Instructions to follow -> Below this line is a listing that includes pictures. Copy exactly, and only, the lines from the one containing "Emit a Python" through the one containing "plt.rcParams['font.family'] = ['Noto"; the pictures do not go in the copy.

Collected data:
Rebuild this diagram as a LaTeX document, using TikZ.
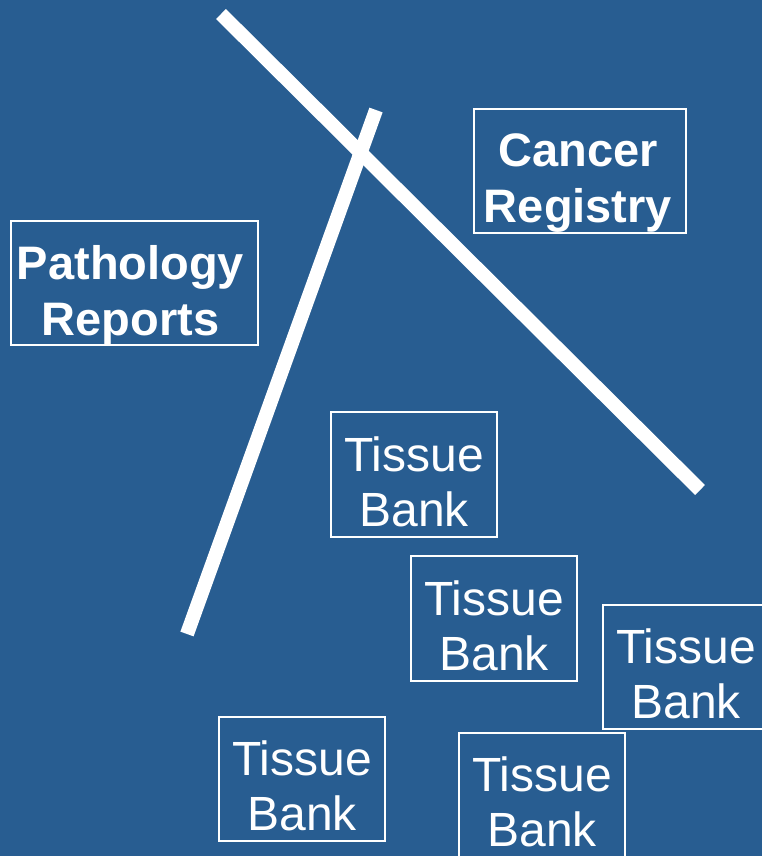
\documentclass[tikz,border=0pt]{standalone}
\usepackage{fontspec}
\setmainfont{Liberation Sans}
\definecolor{bgblue}{RGB}{40,93,145}
\tikzset{
  frame/.style={draw=white, line width=2pt, inner sep=0pt},
  txt/.style={text=white, align=center, inner sep=0pt, font=\fontsize{48}{55}\selectfont},
  boldtxt/.style={txt, font=\fontsize{47}{56}\selectfont\bfseries},
  bar/.style={draw=white, line width=14pt, line cap=butt}
}
\begin{document}
\begin{tikzpicture}[x=1pt,y=-1pt]
\useasboundingbox (0,0) rectangle (762,856);
\clip (0,0) rectangle (762,856);
\fill[bgblue] (0,0) rectangle (762,856);
\coordinate (l1a) at (221,14);
\coordinate (l1b) at (700,490);
\coordinate (l2a) at (376,110);
\coordinate (l2b) at (187,634);
\draw[bar] (l1a) -- (l1b);
\draw[bar] (l2a) -- (l2b);
\node[frame, minimum width=247pt, minimum height=124pt] (path) at (134.5,283) {};
\node[boldtxt] (pathtxt) at ([yshift=-12pt,xshift=-4pt]path.center) {Pathology\\Reports};
\node[frame, minimum width=212pt, minimum height=124pt] (cancer) at (580,171) {};
\node[boldtxt] (cancertxt) at ([yshift=-12pt,xshift=-2pt]cancer.center) {Cancer\\Registry};
\node[frame, minimum width=166pt, minimum height=125pt] (tb1) at (414,474.5) {};
\node[txt] (tb1txt) at ([yshift=-7pt]tb1.center) {Tissue\\Bank};
\node[frame, minimum width=166pt, minimum height=125pt] (tb2) at (494,618.5) {};
\node[txt] (tb2txt) at ([yshift=-7pt]tb2.center) {Tissue\\Bank};
\node[frame, minimum width=166pt, minimum height=124pt] (tb3) at (686,667) {};
\node[txt] (tb3txt) at ([yshift=-7pt]tb3.center) {Tissue\\Bank};
\node[frame, minimum width=166pt, minimum height=124pt] (tb4) at (302,779) {};
\node[txt] (tb4txt) at ([yshift=-7pt]tb4.center) {Tissue\\Bank};
\node[frame, minimum width=166pt, minimum height=124pt] (tb5) at (542,795) {};
\node[txt] (tb5txt) at ([yshift=-7pt]tb5.center) {Tissue\\Bank};
\end{tikzpicture}
\end{document}
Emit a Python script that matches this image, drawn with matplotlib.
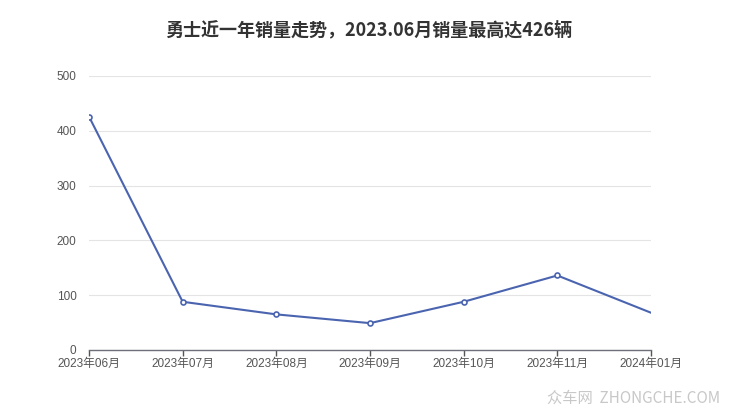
import matplotlib
matplotlib.use("Agg")
import matplotlib.pyplot as plt

plt.rcParams['font.family'] = ['Noto Sans CJK SC', 'DejaVu Sans']

title = "勇士近一年销量走势，2023.06月销量最高达426辆"
months = ["2023年06月", "2023年07月", "2023年08月", "2023年09月", "2023年10月", "2023年11月", "2024年01月"]
sales = [426, 88, 65, 49, 88, 136, 68]
yticks = [0, 100, 200, 300, 400, 500]

fig = plt.figure(figsize=(7.4, 4.17), dpi=100)
ax = fig.add_axes([89/740, 1-350/417, (651-89)/740, (350-76)/417])

x = list(range(len(months)))
color = "#4a64b0"
ax.plot(x, sales, color=color, lw=1.5, zorder=3)
ax.plot(x[:-1], sales[:-1], ls='none', marker='o', ms=3.6, mfc='white', mec=color, mew=1.2, zorder=4)

ax.set_xlim(0, len(months) - 1)
ax.set_ylim(0, 500)
ax.set_xticks(x)
ax.set_xticklabels(months, family=['Liberation Sans', 'Noto Sans CJK SC'])
ax.set_yticks(yticks)
ax.set_yticklabels([str(v) for v in yticks], family=['Liberation Sans'])
ax.grid(axis='y', color='#E4E4E4', lw=0.8)
ax.set_axisbelow(True)
for s in ['top', 'right', 'left']:
    ax.spines[s].set_visible(False)
ax.spines['bottom'].set_color('#6E7079')
ax.spines['bottom'].set_linewidth(1)
ax.tick_params(axis='x', colors='#555555', labelsize=8.5, length=4, width=1, pad=2)
ax.tick_params(axis='y', colors='#555555', labelsize=8.5, length=0, pad=9)

fig.text(0.5, 1-30/417, title, ha='center', va='center', fontsize=13, fontweight='bold', color='#333333')
fig.text(720/740, 1-398/417, "众车网  ZHONGCHE.COM", ha='right', va='center', fontsize=11, color='#c8c8c8')

fig.savefig("out.png", dpi=100)
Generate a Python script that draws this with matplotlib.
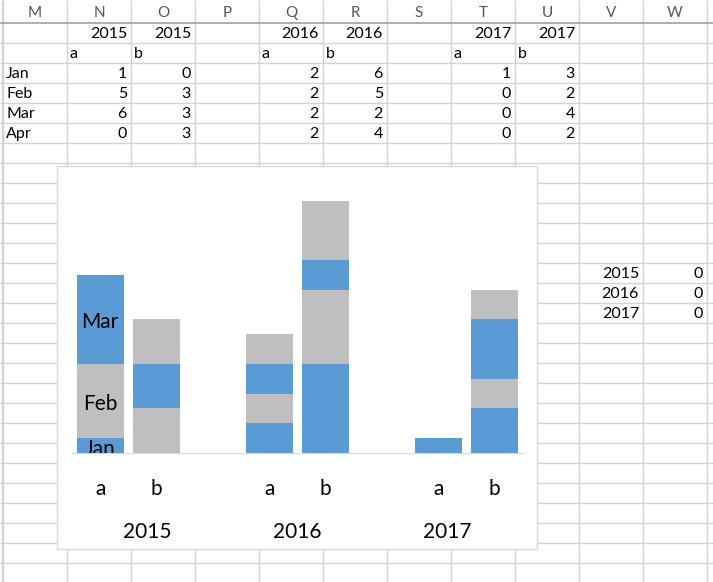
import matplotlib.pyplot as plt
from matplotlib.patches import Rectangle
import numpy as np

plt.rcParams['font.family'] = ['Lato', 'DejaVu Sans']

# sheet data
col_letters = ['M', 'N', 'O', 'P', 'Q', 'R', 'S', 'T', 'U', 'V', 'W']
months = ['Jan', 'Feb', 'Mar', 'Apr']
years = ['2015', '2016', '2017']
series = ['a', 'b']
vals_2015a = [1, 5, 6, 0]
vals_2015b = [0, 3, 3, 3]
vals_2016a = [2, 2, 2, 2]
vals_2016b = [6, 5, 2, 4]
vals_2017a = [1, 0, 0, 0]
vals_2017b = [3, 2, 4, 2]
side_years = ['2015', '2016', '2017']
side_vals = [0, 0, 0]

BLUE = '#5B9BD5'
GRAY = '#BFBFBF'
GRID = '#d4d4d4'
CELL_FS = 11.5

W, H = 713, 582
fig = plt.figure(figsize=(W / 100, H / 100), dpi=100)

# spreadsheet background in pixel coords
bg = fig.add_axes([0, 0, 1, 1])
bg.set_xlim(0, W)
bg.set_ylim(H, 0)
bg.axis('off')

col_w, row_h = 64, 20
x0, y0 = 3, 23
col_edges = [x0 + col_w * k for k in range(len(col_letters) + 1)]
row_edges = [y0 + row_h * k for k in range(28)]

bg.vlines([2] + col_edges, 0, H, color=GRID, lw=1, zorder=1)
bg.hlines(row_edges[1:], 0, W, color=GRID, lw=1, zorder=1)
bg.hlines(y0, 0, W, color='#a0a0a0', lw=1.2, zorder=1)

for i, c in enumerate(col_letters):
    bg.text(col_edges[i] + col_w / 2, 13, c, ha='center', va='center',
            fontsize=11, color='#555555')

def cell(col, row, txt, align='right'):
    cx = col_edges[col]
    cy = y0 + row_h * row + row_h / 2 + 1
    if align == 'right':
        bg.text(cx + col_w - 4, cy, txt, ha='right', va='center', fontsize=CELL_FS)
    else:
        bg.text(cx + 3, cy, txt, ha='left', va='center', fontsize=CELL_FS)

table_cols = [(1, '2015', 'a', vals_2015a), (2, '2015', 'b', vals_2015b),
              (4, '2016', 'a', vals_2016a), (5, '2016', 'b', vals_2016b),
              (7, '2017', 'a', vals_2017a), (8, '2017', 'b', vals_2017b)]
for col, yr, s, vals in table_cols:
    cell(col, 0, yr)
    cell(col, 1, s, align='left')
    for r, v in enumerate(vals):
        cell(col, 2 + r, str(v))
for r, m in enumerate(months):
    cell(0, 2 + r, m, align='left')
for r, (yr, v) in enumerate(zip(side_years, side_vals)):
    cell(9, 12 + r, yr)
    cell(10, 12 + r, str(v))

# chart area
bg.add_patch(Rectangle((57, 166), 480, 383, facecolor='white',
                       edgecolor='#d9d9d9', lw=1, zorder=2))

# chart plot area
base_px, unit_px = 453, 14.85
ymax = 18
left_px, right_px = 72, 523
ax = fig.add_axes([left_px / W, (H - base_px) / H, (right_px - left_px) / W,
                   ymax * unit_px / H])
ax.patch.set_alpha(0)
for s in ['top', 'right', 'left']:
    ax.spines[s].set_visible(False)
ax.spines['bottom'].set_color('#d9d9d9')
ax.set_yticks([])

stacks = [vals_2015a, vals_2015b, vals_2016a, vals_2016b, vals_2017a, vals_2017b]
xpos = [0, 1, 3, 4, 6, 7]
month_colors = [BLUE, GRAY, BLUE, GRAY]
bottoms = np.zeros(len(stacks))
for mi in range(len(months)):
    h = np.array([st[mi] for st in stacks])
    ax.bar(xpos, h, width=0.83, bottom=bottoms, color=month_colors[mi], zorder=2)
    # data labels only on the first bar
    if stacks[0][mi] > 0:
        ax.text(xpos[0], bottoms[0] + h[0] / 2 - 0.2, months[mi], ha='center',
                va='center', fontsize=15, clip_on=True, zorder=3)
    bottoms += h

ax.set_xlim(-0.5, 7.5)
ax.set_ylim(0, ymax)
ax.set_xticks(xpos)
ax.set_xticklabels(series * 3, fontsize=15)
ax.tick_params(axis='x', length=0, pad=19)

year_x = [0.83, 3.49, 6.15]
for xx, yr in zip(year_x, years):
    ax.text(xx, -79 / unit_px, yr, ha='center', va='center', fontsize=15,
            clip_on=False)

fig.savefig('out.png', dpi=100)
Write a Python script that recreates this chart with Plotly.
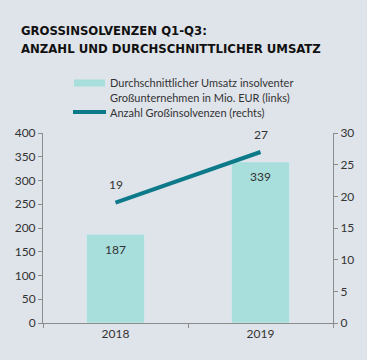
import plotly.graph_objects as go

years = ["2018", "2019"]
umsatz = [187, 339]          # left axis, Mio. EUR
anzahl = [19, 27]            # right axis, count
left_ticks = [0, 50, 100, 150, 200, 250, 300, 350, 400]
right_ticks = [0, 5, 10, 15, 20, 25, 30]

title_lines = ["GROSSINSOLVENZEN Q1-Q3:", "ANZAHL UND DURCHSCHNITTLICHER UMSATZ"]
legend_bar = ["Durchschnittlicher Umsatz insolventer", "Großunternehmen in Mio. EUR (links)"]
legend_line = "Anzahl Großinsolvenzen (rechts)"

BG = "#dfe3ea"
BAR = "#a8dedb"
LINE = "#0d7a8a"
AXIS = "#8c8c8c"
TXT = "#333333"
FONT = "Lato"

W, H = 367, 360
L, R, T, B = 43, 34, 133, 37
pw, ph = W - L - R, H - T - B

def px(x):
    return (x - L) / pw

def py(y):
    return (H - B - y) / ph

fig = go.Figure()
fig.add_trace(go.Bar(x=years, y=umsatz, marker_color=BAR, width=0.4,
                     showlegend=False, hoverinfo="skip"))
fig.add_trace(go.Scatter(x=years, y=anzahl, mode="lines", yaxis="y2",
                         line=dict(color=LINE, width=4), showlegend=False))

ann = []
for i, v in enumerate(umsatz):
    ann.append(dict(x=i, y=v, xref="x", yref="y", text=str(v), showarrow=False,
                    yshift=-15, font=dict(family=FONT, size=12, color=TXT)))
for i, v in enumerate(anzahl):
    ann.append(dict(x=i, y=v, xref="x", yref="y2", text=str(v), showarrow=False,
                    yshift=18, font=dict(family=FONT, size=12, color=TXT)))

# title
for text, ypx in zip(title_lines, [30, 48.5]):
    ann.append(dict(x=px(19), y=py(ypx), xref="paper", yref="paper", text="<b>%s</b>" % text,
                    showarrow=False, xanchor="left", yanchor="middle",
                    font=dict(family="DejaVu Sans Condensed", size=13, color="#111111")))

# legend texts
for text, ypx in zip(legend_bar + [legend_line], [82, 97.5, 113]):
    ann.append(dict(x=px(108), y=py(ypx), xref="paper", yref="paper", text=text,
                    showarrow=False, xanchor="left", yanchor="middle",
                    font=dict(family=FONT, size=11, color=TXT)))

shapes = [
    dict(type="rect", xref="paper", yref="paper", x0=px(74), x1=px(105), y0=py(86.5), y1=py(79.5),
         fillcolor=BAR, line=dict(width=0)),
    dict(type="line", xref="paper", yref="paper", x0=px(73), x1=px(106), y0=py(112), y1=py(112),
         line=dict(color=LINE, width=4)),
]

fig.update_layout(
    width=W, height=H,
    margin=dict(l=L, r=R, t=T, b=B),
    paper_bgcolor=BG, plot_bgcolor=BG,
    font=dict(family=FONT, size=12, color=TXT),
    annotations=ann, shapes=shapes,
    xaxis=dict(type="category", range=[-0.5, 1.5], showline=True, linecolor=AXIS, linewidth=1,
               ticks="outside", tickson="boundaries", ticklen=4, tickcolor=AXIS,
               showgrid=False, zeroline=False, tickfont=dict(size=12, color=TXT)),
    yaxis=dict(range=[0, 400], tickvals=left_ticks, showline=True, linecolor=AXIS,
               ticks="outside", ticklen=4, tickcolor=AXIS, showgrid=False, zeroline=False,
               tickfont=dict(size=12, color=TXT)),
    yaxis2=dict(range=[0, 30], tickvals=right_ticks, overlaying="y", side="right",
                showline=True, linecolor=AXIS, ticks="outside", ticklen=4, tickcolor=AXIS,
                showgrid=False, zeroline=False, tickfont=dict(size=12, color=TXT)),
    bargap=0.6,
)

fig.write_html("out.html", config={"displayModeBar": False},
               post_script="document.body.style.margin='0';document.body.style.padding='0';")
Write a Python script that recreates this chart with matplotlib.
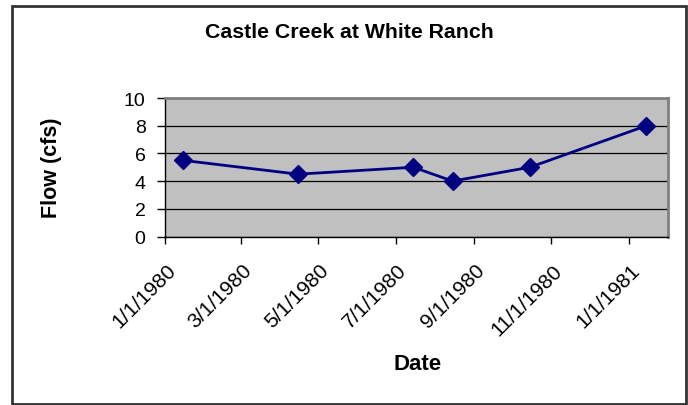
import datetime as dt
import matplotlib
matplotlib.use("Agg")
import matplotlib.pyplot as plt
import matplotlib.dates as mdates
from matplotlib.patches import Rectangle
from matplotlib.transforms import ScaledTranslation

plt.rcParams["font.family"] = ["Liberation Sans", "DejaVu Sans"]

# Flow measurements at the gauge
dates = [
    dt.date(1980, 1, 15),
    dt.date(1980, 4, 15),
    dt.date(1980, 7, 15),
    dt.date(1980, 8, 15),
    dt.date(1980, 10, 15),
    dt.date(1981, 1, 15),
]
flow_cfs = [5.5, 4.5, 5.0, 4.0, 5.0, 8.0]

tick_dates = [dt.date(1980, m, 1) for m in (1, 3, 5, 7, 9, 11)] + [dt.date(1981, 1, 1)]
tick_labels = ["1/1/1980", "3/1/1980", "5/1/1980", "7/1/1980", "9/1/1980", "11/1/1980", "1/1/1981"]
y_ticks = [0, 2, 4, 6, 8, 10]

W, H = 688, 406
fig = plt.figure(figsize=(W / 100, H / 100), dpi=100)
fig.patch.set_facecolor("white")

# chart border
fig.add_artist(Rectangle((12 / W, 1 - 404.5 / H), (686 - 12) / W, (404.5 - 6.5) / H,
                         transform=fig.transFigure, fill=False,
                         edgecolor="#333333", linewidth=2.0))

ax = fig.add_axes([165 / W, 1 - 237.5 / H, (668 - 165) / W, (237.5 - 99) / H])
ax.set_facecolor("#C0C0C0")

ax.plot(dates, flow_cfs, color="#000080", linewidth=2.0, marker="D",
        markersize=9.5, markerfacecolor="#000080", markeredgecolor="#000080",
        zorder=3, clip_on=False)

ax.set_xlim(dt.date(1980, 1, 1), dt.date(1981, 2, 1))
ax.set_ylim(0, 10)
ax.set_yticks(y_ticks)
ax.set_yticklabels([str(v) for v in y_ticks])
ax.yaxis.grid(True, color="black", linewidth=0.9)
ax.set_axisbelow(True)

ax.set_xticks([mdates.date2num(d) for d in tick_dates])
ax.set_xticklabels(tick_labels, rotation=45, ha="right", va="center",
                   rotation_mode="anchor")
ax.tick_params(axis="x", direction="out", length=5, width=1, pad=17, labelsize=15,
               color="black")
ax.tick_params(axis="y", direction="out", length=6, width=1, pad=8, labelsize=14,
               color="black")
shift = ScaledTranslation(8 / 100, 0, fig.dpi_scale_trans)
for lab in ax.get_xticklabels():
    lab.set_transform(lab.get_transform() + shift)

for side in ("left", "bottom"):
    ax.spines[side].set_color("black")
    ax.spines[side].set_linewidth(1.0)
for side in ("top", "right"):
    ax.spines[side].set_color("#808080")
    ax.spines[side].set_linewidth(2.0)

fig.text(349 / W, 1 - 33 / H, "Castle Creek at White Ranch", ha="center", va="center",
         fontsize=15.3, fontweight="bold")
fig.text(418 / W, 1 - 365 / H, "Date", ha="center", va="center",
         fontsize=16, fontweight="bold")
fig.text(52 / W, 1 - 168 / H, "Flow (cfs)", ha="center", va="center", rotation=90,
         fontsize=15.5, fontweight="bold")

fig.savefig("out.png", dpi=100, facecolor="white")
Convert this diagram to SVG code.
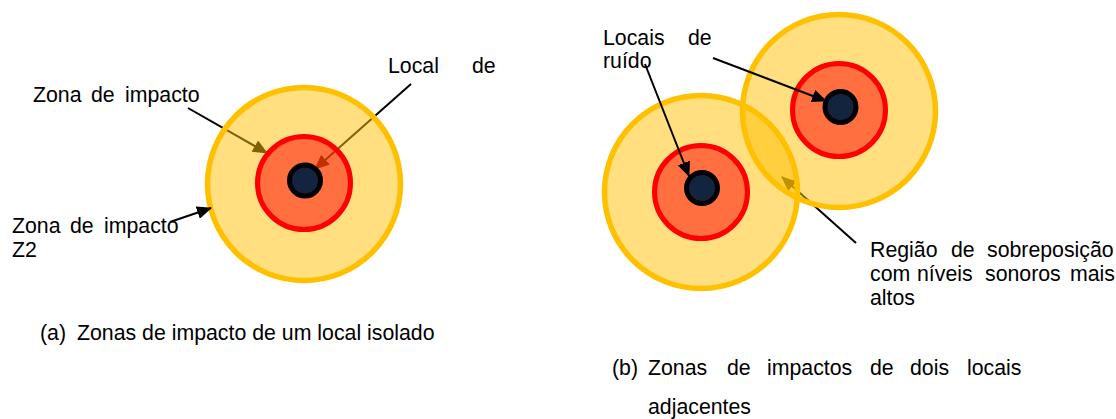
<svg xmlns="http://www.w3.org/2000/svg" width="1116" height="419" viewBox="0 0 1116 419">
<style>
text{font-family:"Liberation Sans",Arial,sans-serif;font-size:21.3px;fill:#000}
.zone2{fill:rgba(255,192,0,0.5);stroke:#FFC000;stroke-width:5.5}
.zone1{fill:rgba(255,0,0,0.5);stroke:#FF0000;stroke-width:5}
.src{fill:#13243F;stroke:#000;stroke-width:5}
.conn{stroke:#000;stroke-width:2;fill:none;marker-end:url(#ah)}
</style>
<defs>
<marker id="ah" markerUnits="userSpaceOnUse" markerWidth="15" markerHeight="13" refX="14" refY="6.5" orient="auto">
<path d="M0,0 L15,6.5 L0,13 z" fill="#000"/>
</marker>
</defs>
<rect width="1116" height="419" fill="#fff"/>
<g id="connectors-behind">
<line class="conn" x1="188" y1="108" x2="267" y2="153"/>
<line class="conn" x1="411" y1="84" x2="315" y2="169"/>
<line class="conn" x1="856" y1="243" x2="782" y2="177"/>
</g>
<g id="site-a">
<circle class="zone2" cx="304" cy="184" r="96.5"/>
<circle class="zone1" cx="304" cy="183" r="46.5"/>
<circle class="src" cx="305" cy="180.5" r="15.5"/>
</g>
<g id="site-b1">
<circle class="zone2" cx="701" cy="192" r="96.5"/>
<circle class="zone1" cx="701" cy="192" r="46.5"/>
<circle class="src" cx="702" cy="188" r="15.5"/>
</g>
<g id="site-b2">
<circle class="zone2" cx="839" cy="111" r="96.5"/>
<circle class="zone1" cx="839" cy="110" r="46.5"/>
<circle class="src" cx="840.5" cy="107" r="15.5"/>
</g>
<g id="connectors-front">
<line class="conn" x1="170" y1="222" x2="211" y2="208"/>
<line class="conn" x1="645" y1="64" x2="689" y2="176"/>
<line class="conn" x1="713" y1="58" x2="826" y2="101"/>
</g>
<g id="label-zona1">
<text x="33" y="102">Zona</text><text x="91" y="102">de</text><text x="125" y="102">impacto</text>
</g>
<g id="label-local">
<text x="388" y="73">Local</text><text x="472" y="73">de</text>
</g>
<g id="label-zona2">
<text x="12" y="233">Zona</text><text x="70" y="233">de</text><text x="104" y="233">impacto</text>
<text x="12" y="257">Z2</text>
</g>
<g id="caption-a">
<text x="40" y="340">(a)</text><text x="77" y="340">Zonas de impacto de um local isolado</text>
</g>
<g id="label-locais">
<text x="603" y="45">Locais</text><text x="688" y="45">de</text>
<text x="603" y="68">ruído</text>
</g>
<g id="label-regiao">
<text x="870" y="257">Região</text><text x="951" y="257">de</text><text x="987" y="257">sobreposição</text>
<text x="870" y="281">com</text><text x="917" y="281">níveis</text><text x="985" y="281">sonoros</text><text x="1070" y="281">mais</text>
<text x="870" y="305">altos</text>
</g>
<g id="caption-b">
<text x="612" y="375">(b)</text><text x="648" y="375">Zonas</text><text x="727" y="375">de</text><text x="767" y="375">impactos</text><text x="870" y="375">de</text><text x="910" y="375">dois</text><text x="967" y="375">locais</text>
<text x="648" y="414">adjacentes</text>
</g>
</svg>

Response for this exercise ->
Emit a Python script that matches this image, drawn with matplotlib.
import matplotlib
matplotlib.use("Agg")
import matplotlib.pyplot as plt

plt.rcParams['font.family'] = ['Noto Sans CJK SC', 'DejaVu Sans']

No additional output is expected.